3. Excessive Use of Unlimited Plans is prohibited. “Excessive Use" means that your use exceeds the monthly minutes per line used by 98% of all South Point Unlimited Plan customers. Excessive Use is measured on a monthly basis. For example, if you use 7,500 minutes in one month per line and 98% of all South Point Unlimited Plan customers used less than 7,500 minutes that month per line, your use would constitute Excessive use and would be in violation of this Reasonable Use Policy.

South Point reserves the right to review and monitor your usage of your Unlimited Plan at any time (i) to calculate Excessive Use and (ii) compliance with this Reasonable Use Policy, including that there is no Excessive Use.

Except where prohibited by law, if you violate this Reasonable Use Policy, including but not limited to by Excessive Use of the Service, you hereby acknowledge and agree that South Point may modify, suspend, terminate, disconnect or take any other reasonable action regarding your Service to prevent continued violation of this Reasonable Use Policy (a “Plan Modification"), including charging you on per minute basis, at South Point’s published per minute rates, for any Excess Use or automatically converting your Unlimited Plan to a metered plan. You hereby agree to pay South Point, and hereby authorize South Point to charge your credit card for any additional fees, charges and penalties related to any Plan Modification.

7. South Point’s obligation to provide Services is conditioned upon you not allowing the Services to be used for any unlawful purpose or in violation of any governmental regulations or authorizations. South Point shall have the right to limit, terminate or suspend Services immediately without notice and with no liability or obligation to you for the improper use of the Services by you or any activity by you, as determined in the sole discretion of South Point, that threatens public health, safety, or welfare, the integrity or reliability of the Services, South Point’s facilities or the ability of South Point to provide service other customers.

8. Nothing contained herein shall be construed to limit South Point, in its actions or remedies in any way with respect to any of the foregoing activities. South Point reserves the right to take any and all additional actions South Point deems appropriate with respect to such activities, including without limitation, taking action to recover costs and expenses of identifying offenders and removing such. In addition, South Point reserves at all times all rights and remedies available to it with respect to such activities at law or in equity.

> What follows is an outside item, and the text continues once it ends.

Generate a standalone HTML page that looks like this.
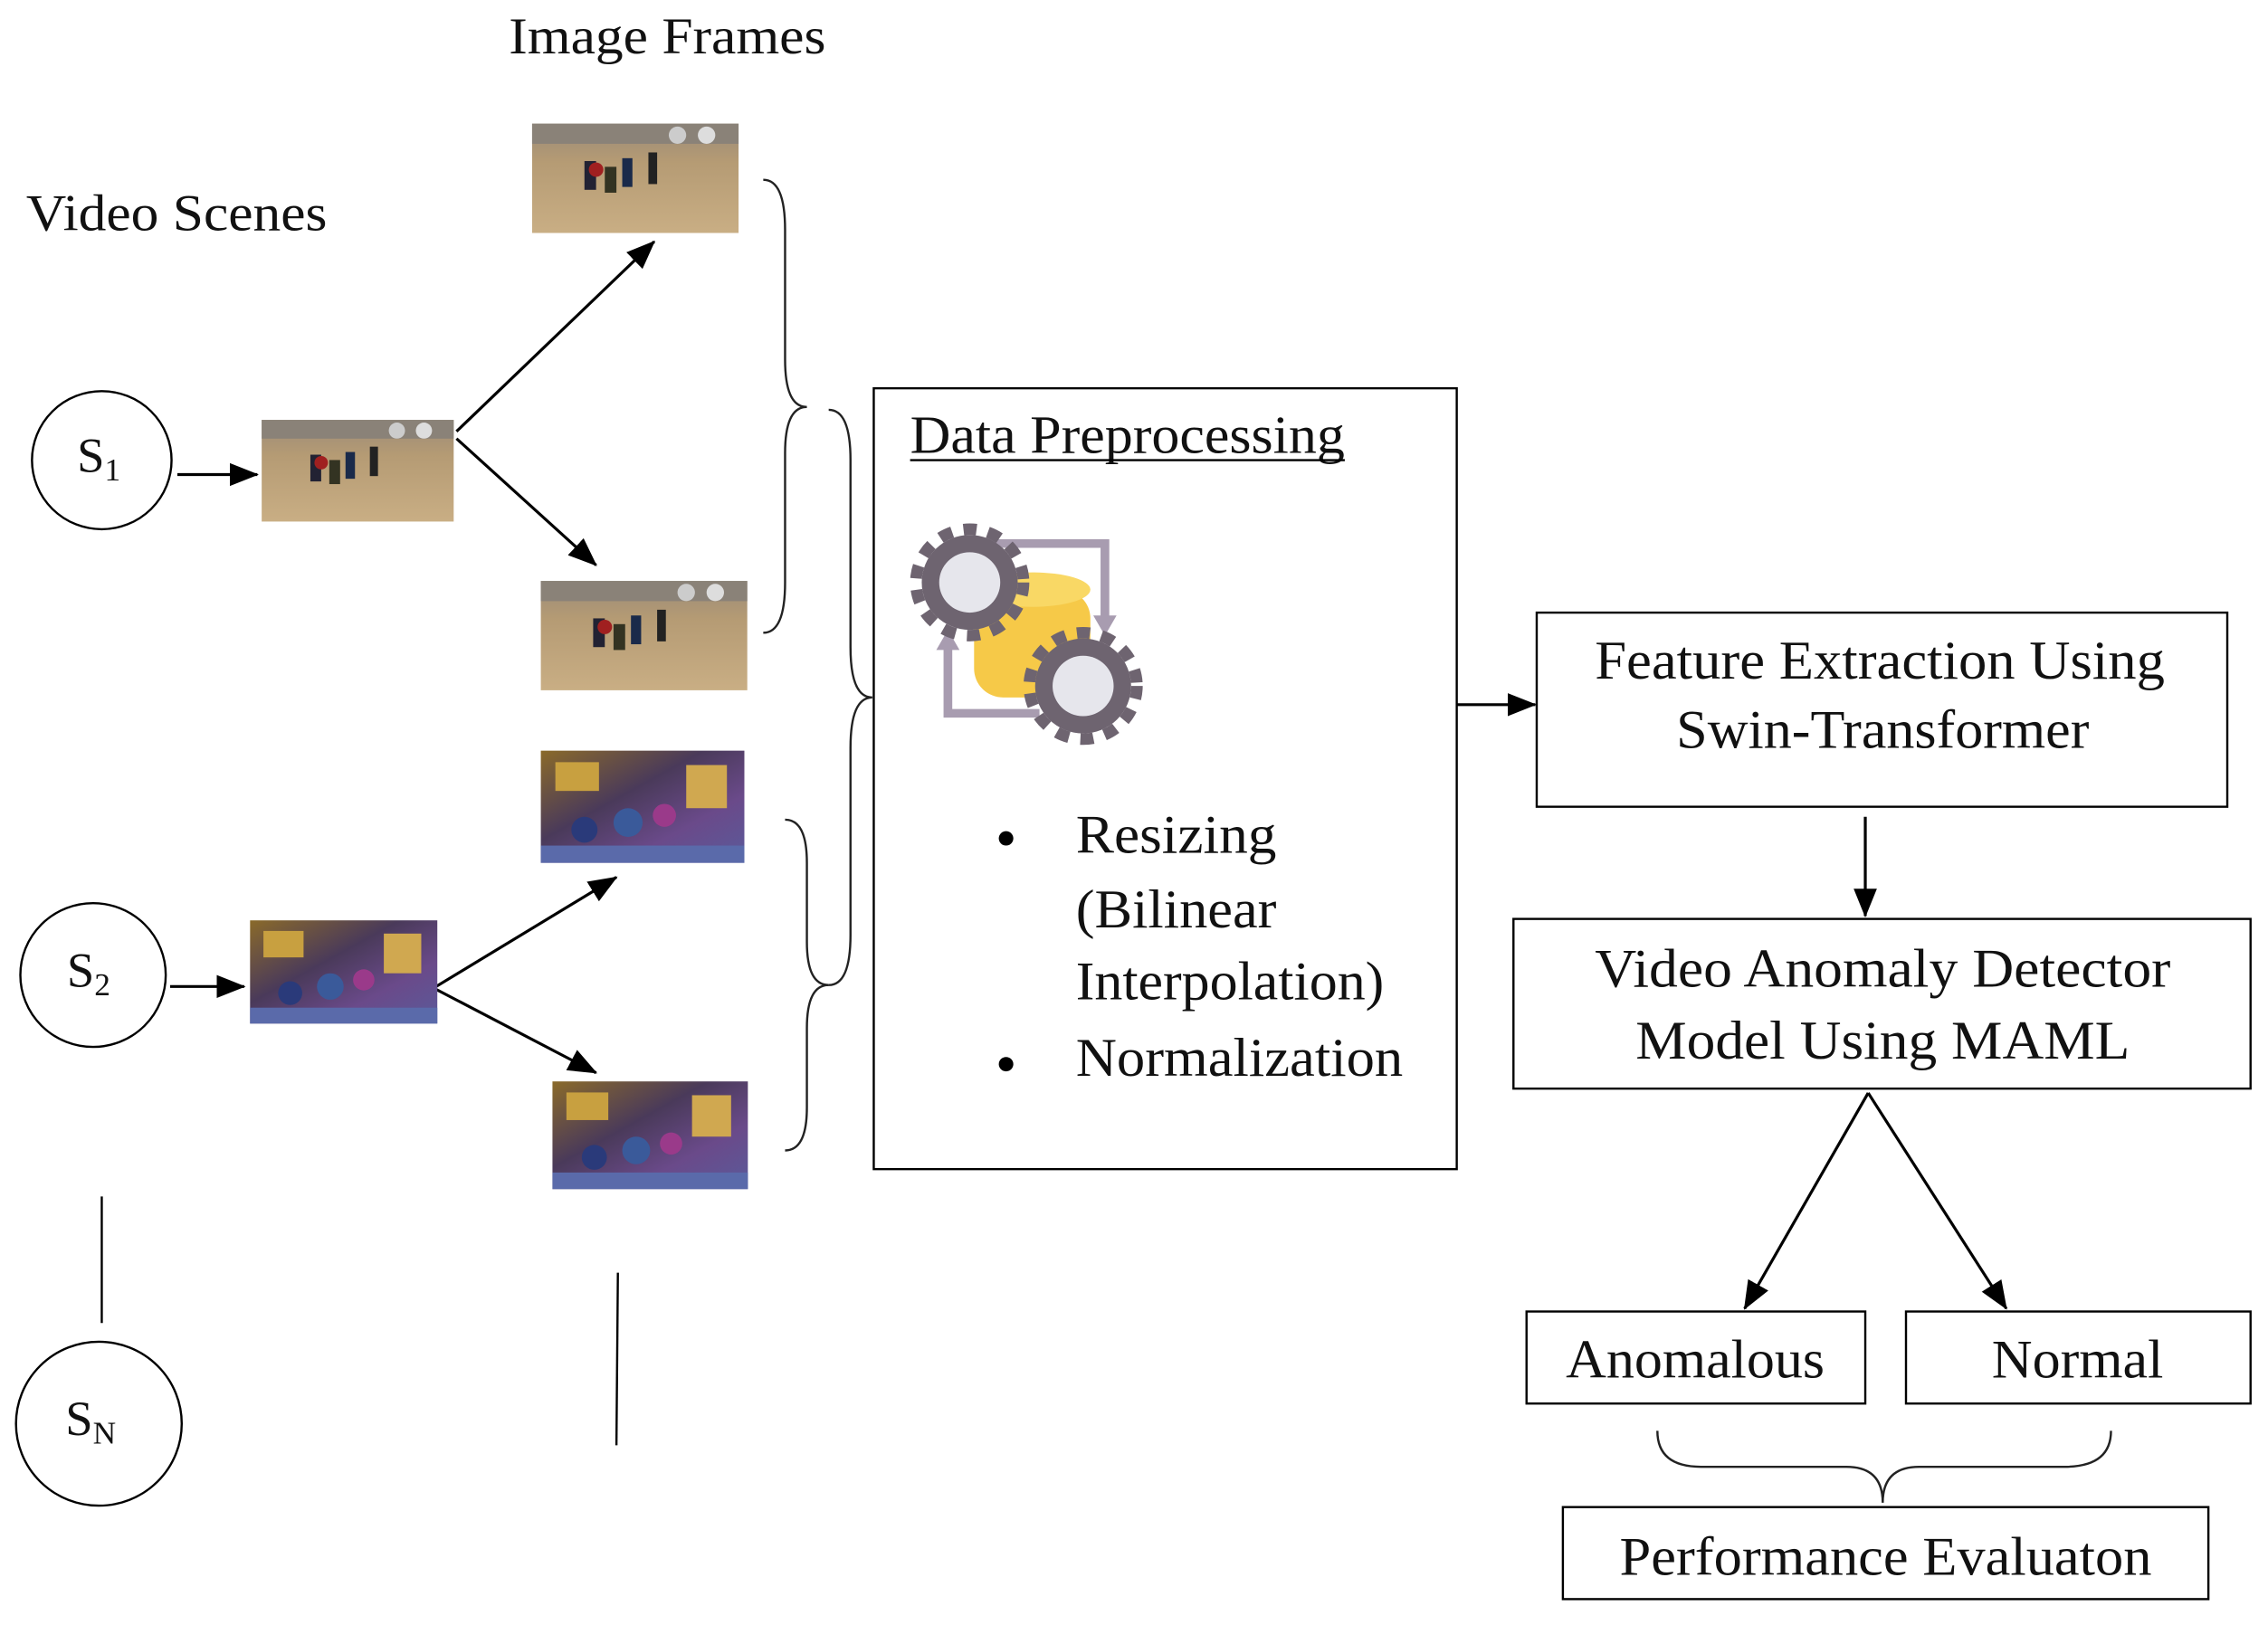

9. An existing South Point customer (“Existing Customer") may not, via phone or online account access, establish a new user associated with his or her account where the person on whose behalf the new user was established (“New Person") would have a reasonable expectation of privacy with regard to the CPNI associated with the services the New Person receives from South Point. Such a reasonable expectation is present if such New Person would consider himself or herself to be a South Point customer, separate and apart from the Existing Customer.